The lionization of Nelson Mandela has focused South Africans on what made their nation such a hopeful exception to Africa’s history two decades ago. But next spring, the country must face more contemporary questions, including whether to give Mandela’s African National Congress (ANC) the same overwhelming majority in parliament it has enjoyed since the first post-apartheid election.

Most analysts expect the ANC to lose ground, but not enough to imperil its near-total control of the country’s politics.

The Democratic Alliance, an opposition party led by moderate whites and disaffected former ANC personalities, may gain. But when parliament reconvenes to choose a new president, ANC incumbent Jacob Zuma will almost certainly prevail. Unless, that is, he is impeached for corruption.


Turkey: August 2014

Turkish Prime Minister Tayyip Erdogan arrives at his office in Ankara. Adem Altan/AFP/Getty Images

Term limits mean that Turkish Prime Minister Recep Tayyip Erdogan must relinquish his post this year. Until recently, his supporters talked confidently about overturning that rule and allowing Erdogan to stay in power.

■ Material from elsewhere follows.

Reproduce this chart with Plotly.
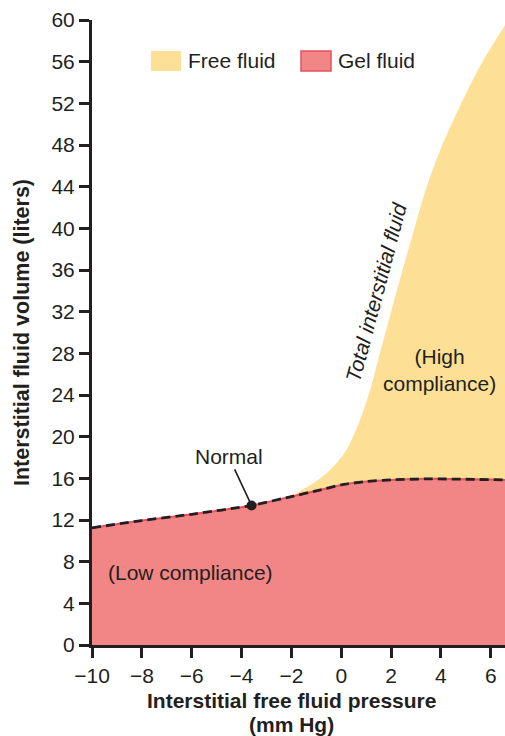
import plotly.graph_objects as go

# ---- data ----
gel_x = [-10, -8, -6, -3.6, -2, -1, 0, 1, 2, 3.5, 6.57]
gel_y = [11.25, 11.95, 12.55, 13.4, 14.25, 14.8, 15.37, 15.7, 15.85, 15.95, 15.85]

total_x = [-1.8, -1.2, -0.45, 0.2, 0.75, 1.15, 1.55, 2.0, 2.45, 2.9, 3.35, 3.9, 4.6, 5.55, 6.57]
total_y = [14.6, 15.4, 16.8, 18.7, 21.6, 24.4, 28.0, 32.0, 35.9, 39.7, 43.4, 47.1, 50.9, 55.5, 59.5]

normal_x = [-3.6]
normal_y = [13.4]

x_ticks = [-10, -8, -6, -4, -2, 0, 2, 4, 6]
y_ticks = list(range(0, 61, 4))

YELLOW = "#FDDF96"
PINK = "#F28585"
RED_EDGE = "#E8505F"
INK = "#231F20"
FONT = "Liberation Sans, Arial, Helvetica, sans-serif"

W, H = 505, 736
ML, MR, MT, MB = 92, 0, 20, 91
PW, PH = W - ML - MR, H - MT - MB
PLOT_LEFT, PLOT_BOTTOM = ML, MT + PH


def px(xp):
    return (xp - PLOT_LEFT) / PW


def py(yp):
    return (PLOT_BOTTOM - yp) / PH


fig = go.Figure()

# free fluid (yellow) under total curve
fig.add_trace(go.Scatter(
    x=total_x, y=total_y, mode="lines", fill="tozeroy",
    fillcolor=YELLOW, line=dict(width=0, color=YELLOW, shape="spline", smoothing=1),
    showlegend=False, hoverinfo="skip"))

# gel fluid (pink)
fig.add_trace(go.Scatter(
    x=gel_x, y=gel_y, mode="lines", fill="tozeroy",
    fillcolor=PINK, line=dict(width=2, color=RED_EDGE, shape="spline", smoothing=0.5),
    showlegend=False, hoverinfo="skip"))

# dashed boundary
fig.add_trace(go.Scatter(
    x=gel_x, y=gel_y, mode="lines",
    line=dict(width=2.8, color=INK, dash="9px,5px", shape="spline", smoothing=0.5),
    showlegend=False, hoverinfo="skip"))

# normal point
fig.add_trace(go.Scatter(
    x=normal_x, y=normal_y, mode="markers",
    marker=dict(size=10, color=INK), showlegend=False, hoverinfo="skip"))

annotations = [
    dict(x=normal_x[0], y=normal_y[0], xref="x", yref="y", text="Normal",
         showarrow=True, arrowhead=0, arrowwidth=1.6, arrowcolor=INK,
         ax=-23, ay=-49, standoff=3, font=dict(size=21, color=INK, family=FONT)),
    dict(x=-6.03, y=6.93, xref="x", yref="y", text="(Low compliance)",
         showarrow=False, font=dict(size=21, color=INK, family=FONT)),
    dict(x=3.93, y=26.4, xref="x", yref="y", text="(High<br>compliance)",
         showarrow=False, font=dict(size=21, color=INK, family=FONT)),
    dict(x=1.42, y=33.9, xref="x", yref="y", text="<i>Total interstitial fluid</i>",
         textangle=-75, showarrow=False, font=dict(size=21, color=INK, family=FONT)),
    # legend texts
    dict(x=px(186), y=py(61), xref="paper", yref="paper", text="Free fluid",
         xanchor="left", yanchor="middle", showarrow=False,
         font=dict(size=21, color=INK, family=FONT)),
    dict(x=px(336), y=py(61), xref="paper", yref="paper", text="Gel fluid",
         xanchor="left", yanchor="middle", showarrow=False,
         font=dict(size=21, color=INK, family=FONT)),
    # x-axis title (two lines)
    dict(x=px(291.7), y=py(700), xref="paper", yref="paper",
         text="<b>Interstitial free fluid pressure</b>",
         xanchor="center", yanchor="middle", showarrow=False,
         font=dict(size=21, color=INK, family=FONT)),
    dict(x=px(291.7), y=py(724), xref="paper", yref="paper",
         text="<b>(mm Hg)</b>",
         xanchor="center", yanchor="middle", showarrow=False,
         font=dict(size=21, color=INK, family=FONT)),
]

shapes = [
    dict(type="rect", xref="paper", yref="paper", x0=px(151), x1=px(181),
         y0=py(71), y1=py(51), fillcolor=YELLOW, line=dict(width=0), layer="above"),
    dict(type="rect", xref="paper", yref="paper", x0=px(301), x1=px(331),
         y0=py(71), y1=py(51), fillcolor=PINK, line=dict(width=1.5, color=RED_EDGE),
         layer="above"),
]

fig.update_layout(
    width=W, height=H,
    margin=dict(l=ML, r=MR, t=MT, b=MB, pad=0),
    paper_bgcolor="white", plot_bgcolor="white",
    font=dict(family=FONT, size=21, color=INK),
    showlegend=False,
    annotations=annotations,
    shapes=shapes,
    xaxis=dict(
        range=[-10, 6.57], tickvals=x_ticks, ticks="outside", ticklen=10,
        tickwidth=2.5, tickcolor=INK, showline=True, linewidth=3, linecolor=INK,
        showgrid=False, zeroline=False, tickfont=dict(size=21, color=INK),
    ),
    yaxis=dict(
        range=[0, 60], tickvals=y_ticks, ticks="outside", ticklen=10,
        tickwidth=2.5, tickcolor=INK, showline=True, linewidth=3, linecolor=INK,
        showgrid=False, zeroline=False, tickfont=dict(size=21, color=INK),
        title=dict(text="<b>Interstitial fluid volume (liters)</b>",
                   font=dict(size=21.5, color=INK), standoff=16),
    ),
)

fig.write_html(
    "out.html",
    config={"displayModeBar": False},
    post_script="document.body.style.margin='0';document.body.style.overflow='hidden';",
)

But his increasingly imperious rule — particularly the bloody crackdown on protesters in Istanbul last summer — has dented his reputation badly, and indeed set back Turkey’s larger image across the region.

Erdogan will almost certainly win in August’s presidential polling, though the constitution grants the president only ceremonial powers. Then again, that’s true of the prime minister’s post in Russia, and anyone who remembers Prime Minister Vladimir Putin can imagine a similar scenario in Ankara. If that is to be possible, Erdogan’s Justice and Development Party (AKP in Turkish) needs to hold its own in state and local elections in April, too.


The United States: Nov. 4, 2014

On the vote again. Kevork Djansezian/Getty Images

Perhaps the most pivotal vote of the coming year may not even involve a head of state: the terribly deadlocked US Congress faces a midterm election in which all of the 435 seats in the lower chamber (the House of Representatives) and 33 of the Senate’s 100 seats will be contested. Historically, the opposition party gains ground in midterm cycles, a legacy that should bode well for the Republicans with Democratic President Barack Obama halfway through his second term in the White House.

But a long-simmering civil war within the Republican movement broke into plain view in the autumn of 2013. The right-leaning Tea Party faction coerced centrists to shut down the US federal government in an effort to force the president to rescind the 2010 Affordable Care Act, known as “Obamacare,” due to come into force in 2014. While the initial efforts to enroll millions of Americans have been plagued by computer problems, public opinion polls after the government shutdown show deep disdain for the Republicans. With the Tea Party apparently unrepentant, Obama’s Democrats may retain the Senate (where they currently hold a 56 to 44 majority) and even gain a bit of ground in the House (where the Republicans hold a 33 seat majority).

Besides the usual fireworks, the midterms’ outcome will have important implications for the direction of the world’s largest economy. A Republican success in taking the Senate would consign Obama to the wilderness in his final two years in office and presage a move toward European-style fiscal austerity. If the Democrats hold onto the Senate and close the House gap, fiscal stimulus and a more muscular approach to global financial reform may be back on the table. Such a result could also breathe new life into the largely rhetorical US “pivot” toward Asia, blunting expected Tea Party opposition to the Trans-Pacific Partnership free trade talks and its Occidental cousin, the Trans-Atlantic Trade and Investment Partnership (TTIP).


Update and correction: In India, decade-long Prime Minister Manmohan Singh has ruled out serving another term. In Indonesia, a previous version of this article mistakenly described Jakarta Gov. Joko Widodo as a candidate of the Golkar party. He is a member of the Indonesian Democratic Party of Struggle.